Kubernetes Observability Stack: Prometheus, OpenTelemetry, and Loki
Observability is not collecting more telemetry. It is reducing time to detect and resolve failures. A useful stack must connect metrics, logs, and traces around service-level objectives.
1. Architecture Overview
A practical stack:
- Metrics: Prometheus
- Logs: Loki
- Traces: OpenTelemetry Collector + tracing backend
- Visualization: Grafana
- Alerting: Alertmanager integrated with on-call channels
2. Metrics: Start with Golden Signals
For each service, track:
- latency
- traffic
- errors
- saturation
Also include Kubernetes platform metrics:
- pod restart rate
- node pressure signals
- API server latency/error rate
- HPA scaling events
3. Logging: Structured and Queryable
Guidelines:
- JSON logs with stable fields
- correlation fields (
trace_id,span_id,request_id) - log level discipline
- retention by workload criticality
Avoid storing everything forever. Use retention tiers.

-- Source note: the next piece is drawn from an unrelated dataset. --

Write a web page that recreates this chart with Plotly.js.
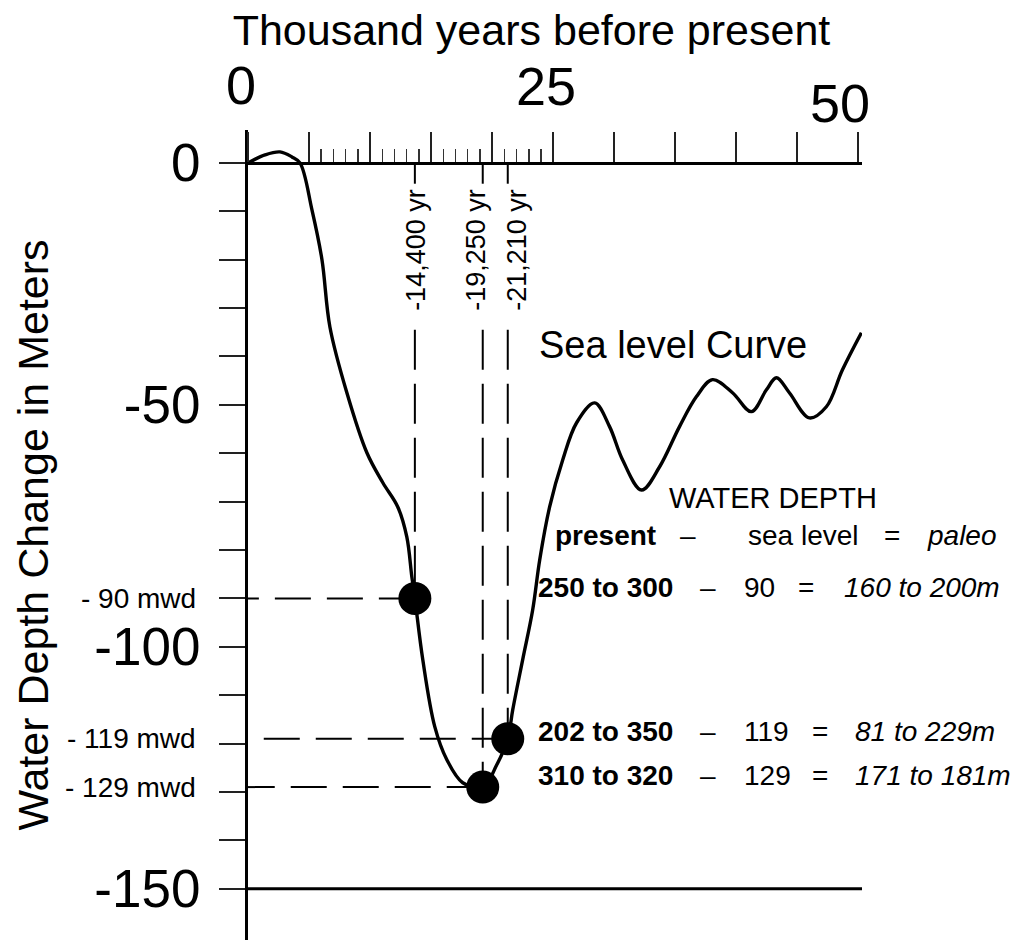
<!DOCTYPE html>
<html>
<head>
<meta charset="utf-8">
<script src="https://cdn.plot.ly/plotly-3.0.1.min.js"></script>
<style>html,body{margin:0;padding:0;background:#fff;}#chart{width:1017px;height:941px;}</style>
</head>
<body>
<div id="chart"></div>
<script>
// ---- data ----
const ageKyr = [0, 1.39, 2.62, 3.6, 4.26, 5.24, 6.06, 6.71, 8.10, 9.74, 11.05, 12.27, 13.01, 13.42, 13.67,
  14.32, 15.30, 16.28, 17.59, 19.23, 20.38, 21.28, 21.69, 22.50, 23.32, 23.90, 24.71, 25.78, 26.92, 28.40,
  29.62, 30.69, 32.24, 33.72, 35.35, 36.74, 38.05, 39.69, 41.24, 42.47, 43.29, 44.35, 45.99, 47.38, 48.69, 50.25];
const seaLevel = [0, 1.65, 2.27, 1.24, 0, -9.7, -20.0, -33.9, -47.5, -59.9, -66.1, -71.1, -77.3, -85.5, -90,
  -102.7, -116.5, -123.3, -128.1, -129, -124.4, -119, -113.0, -102.7, -92.4, -82.0, -71.1, -61.4, -53.7, -49.6,
  -54.5, -61.4, -67.6, -62.8, -54.5, -48.3, -44.8, -47.5, -51.4, -46.9, -44.4, -47.5, -52.7, -50.4, -42.8, -35.1];

const markerAge = [13.67, 19.23, 21.28];
const markerDepth = [-90, -129, -119];
const markerLabel = ['-14,400 yr', '-19,250 yr', '-21,210 yr'];

const xMajorTicks = [0, 5, 10, 15, 20, 25, 30, 35, 40, 45, 50];
const xMinorTicks = [6, 7, 8, 9, 11, 12, 13, 14, 16, 17, 18, 19, 21, 22, 23, 24];
const xLabelTicks = [0, 25, 50];
const yTicks = [0, -10, -20, -30, -40, -50, -60, -70, -80, -90, -100, -110, -120, -130, -140, -150];
const yLabelTicks = [0, -50, -100, -150];

const tablePresent = ['250 to 300', '202 to 350', '310 to 320'];
const tableSeaLevel = [90, 119, 129];
const tablePaleo = ['160 to 200m', '81 to 229m', '171 to 181m'];

// ---- layout constants ----
const FONT = 'Liberation Sans, Arial, Helvetica, sans-serif';
const yRange = [-160.6, 6.8];
const xRange = [0, 50.3];
const rowY = [-87.8, -117.6, -126.5];
const eqX = [45.7, 46.86, 46.86];
const paleoX = [48.66, 49.56, 49.56];
const labelShiftX = [1, -7, 9];
const xLabelShift = [[-7, 78], [-7, 77], [-18, 60]];
const px = v => (v - xRange[0]) / (xRange[1] - xRange[0]);   // axis value -> paper fraction

const curve = {
  x: ageKyr, y: seaLevel, type: 'scatter', mode: 'lines',
  line: {color: '#000', width: 3.4, shape: 'spline', smoothing: 1},
  hoverinfo: 'skip', showlegend: false
};
const dots = {
  x: markerAge, y: markerDepth, type: 'scatter', mode: 'markers',
  marker: {color: '#000', size: 33},
  cliponaxis: false, showlegend: false
};

const shapes = [];
markerAge.forEach((a, i) => {
  shapes.push({type: 'line', xref: 'x', yref: 'y', x0: a, x1: a, y0: 0, y1: -4.3,
    line: {color: '#000', width: 2}, layer: 'below'});
  shapes.push({type: 'line', xref: 'x', yref: 'y', x0: a, x1: a, y0: -34.5, y1: markerDepth[i],
    line: {color: '#000', width: 2, dash: '40px,14px'}, layer: 'below'});
  shapes.push({type: 'line', xref: 'x', yref: 'y', x0: a, x1: 0, y0: markerDepth[i], y1: markerDepth[i],
    line: {color: '#000', width: 2, dash: '36px,16px'}, layer: 'below'});
});
shapes.push({type: 'line', xref: 'x', yref: 'y', x0: 0, x1: xRange[1], y0: -150, y1: -150,
  line: {color: '#000', width: 3}, layer: 'below'});

const ann = [];
xLabelTicks.forEach((v, i) => {
  ann.push({x: v, y: 0, xref: 'x', yref: 'y', text: String(v), showarrow: false,
    xanchor: 'center', yanchor: 'middle', xshift: xLabelShift[i][0], yshift: xLabelShift[i][1],
    font: {family: FONT, size: 54, color: '#000'}});
});
markerAge.forEach((a, i) => {
  ann.push({x: a, y: -18, xref: 'x', yref: 'y', text: markerLabel[i], textangle: -90, showarrow: false,
    xanchor: 'center', yanchor: 'middle', xshift: labelShiftX[i],
    font: {family: FONT, size: 27, color: '#000'}});
  ann.push({x: 0, y: markerDepth[i], xref: 'x', yref: 'y', text: '- ' + Math.abs(markerDepth[i]) + ' mwd',
    showarrow: false, xanchor: 'right', yanchor: 'middle', xshift: -50,
    font: {family: FONT, size: 28, color: '#000'}});
});
ann.push({x: px(23.68), y: -37.6, xref: 'paper', yref: 'y', text: 'Sea level Curve', showarrow: false,
  xanchor: 'left', yanchor: 'middle', font: {family: FONT, size: 38, color: '#000'}});
ann.push({x: px(34.3), y: -69.2, xref: 'paper', yref: 'y', text: 'WATER DEPTH', showarrow: false,
  xanchor: 'left', yanchor: 'middle', font: {family: FONT, size: 29, color: '#000'}});
const hdr = [
  {x: 24.99, t: '<b>present</b>', a: 'left'},
  {x: 36.05, t: '–', a: 'center'},
  {x: 40.8, t: 'sea level', a: 'left'},
  {x: 52.76, t: '=', a: 'center'},
  {x: 55.46, t: '<i>paleo</i>', a: 'left'}
];
hdr.forEach(h => ann.push({x: px(h.x), y: -76.9, xref: 'paper', yref: 'y', text: h.t, showarrow: false,
  xanchor: h.a, yanchor: 'middle', font: {family: FONT, size: 28, color: '#000'}}));
tablePresent.forEach((p, i) => {
  const f = {family: FONT, size: 28, color: '#000'};
  const base = {yref: 'y', xref: 'paper', y: rowY[i], showarrow: false, yanchor: 'middle', font: f};
  ann.push(Object.assign({}, base, {x: px(23.6), text: '<b>' + p + '</b>', xanchor: 'left'}));
  ann.push(Object.assign({}, base, {x: px(37.68), text: '–', xanchor: 'center'}));
  ann.push(Object.assign({}, base, {x: px(40.47), text: String(tableSeaLevel[i]), xanchor: 'left'}));
  ann.push(Object.assign({}, base, {x: px(eqX[i]), text: '=', xanchor: 'center'}));
  ann.push(Object.assign({}, base, {x: px(paleoX[i]), text: '<i>' + tablePaleo[i] + '</i>', xanchor: 'left'}));
});

const xPos = (0 - yRange[0]) / (yRange[1] - yRange[0]);

const layout = {
  width: 1017, height: 941,
  margin: {l: 248, r: 155, t: 130, b: 1, pad: 0},
  paper_bgcolor: '#fff', plot_bgcolor: '#fff',
  font: {family: FONT, color: '#000'},
  showlegend: false,
  title: {text: 'Thousand years before present', font: {family: FONT, size: 43, color: '#000'},
    xref: 'container', x: 0.5226, xanchor: 'center', yref: 'container', y: 0.984, yanchor: 'top'},
  xaxis: {
    range: xRange, anchor: 'free', position: xPos, side: 'top',
    showline: true, linecolor: '#000', linewidth: 3,
    showgrid: false, zeroline: false,
    tickmode: 'array', tickvals: xMajorTicks, ticks: 'outside', ticklen: 30, tickwidth: 2, tickcolor: '#222',
    showticklabels: false,
    minor: {tickmode: 'array', tickvals: xMinorTicks, ticks: 'outside', ticklen: 13, tickwidth: 1.5, tickcolor: '#333', showgrid: false}
  },
  yaxis: {
    range: yRange, showline: true, linecolor: '#000', linewidth: 3,
    showgrid: false, zeroline: false,
    tickmode: 'array', tickvals: yTicks,
    ticktext: yTicks.map(v => yLabelTicks.includes(v) ? String(v) : ''),
    ticks: 'outside', ticklen: 26, tickwidth: 2, tickcolor: '#222',
    ticklabelstandoff: 8,
    tickfont: {family: FONT, size: 53, color: '#000'},
    title: {text: 'Water Depth Change in Meters', font: {family: FONT, size: 43, color: '#000'}, standoff: 33}
  },
  shapes: shapes,
  annotations: ann
};

Plotly.newPlot('chart', [curve, dots], layout, {staticPlot: true, displayModeBar: false});
</script>
</body>
</html>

4. Tracing: Instrument Critical Paths
Instrument high-value workflows first:
- login/authentication
- checkout/payment
- async pipeline handoff
OpenTelemetry Collector should handle:
- sampling strategy
- attribute processing
- export routing
5. SLO-Driven Alerting
Alert on user impact, not raw infrastructure noise.
Examples:
- API p95 latency above SLO threshold
- error budget burn rate too high
- sustained 5xx increase
Use multi-window, multi-burn-rate alerts to reduce false positives.
6. Dashboard Design
Each service dashboard should include:
- SLO status + error budget
- traffic, latency, errors
- dependency health
- recent deployments and incidents
Add direct links to runbooks and recent trace samples.
7. Common Anti-Patterns
- too many low-value alerts
- no ownership on dashboards
- metrics/logs/traces disconnected
- missing deploy metadata in telemetry
8. Rollout Plan
Phase 1:
- standardize metrics and logging format
- define SLOs for top 5 critical services
Phase 2:
- trace critical request paths
- tune alerts based on incident feedback
Phase 3:
- observability coverage targets by team
- cost optimization for telemetry retention
Production Checklist
- Golden signals and SLOs defined.
- Logs include trace correlation fields.
- Tracing covers critical workflows.
- Alert rules tested against incident scenarios.
- Runbook links embedded in dashboards.
With this baseline, your observability stack becomes an operational decision system, not a data landfill.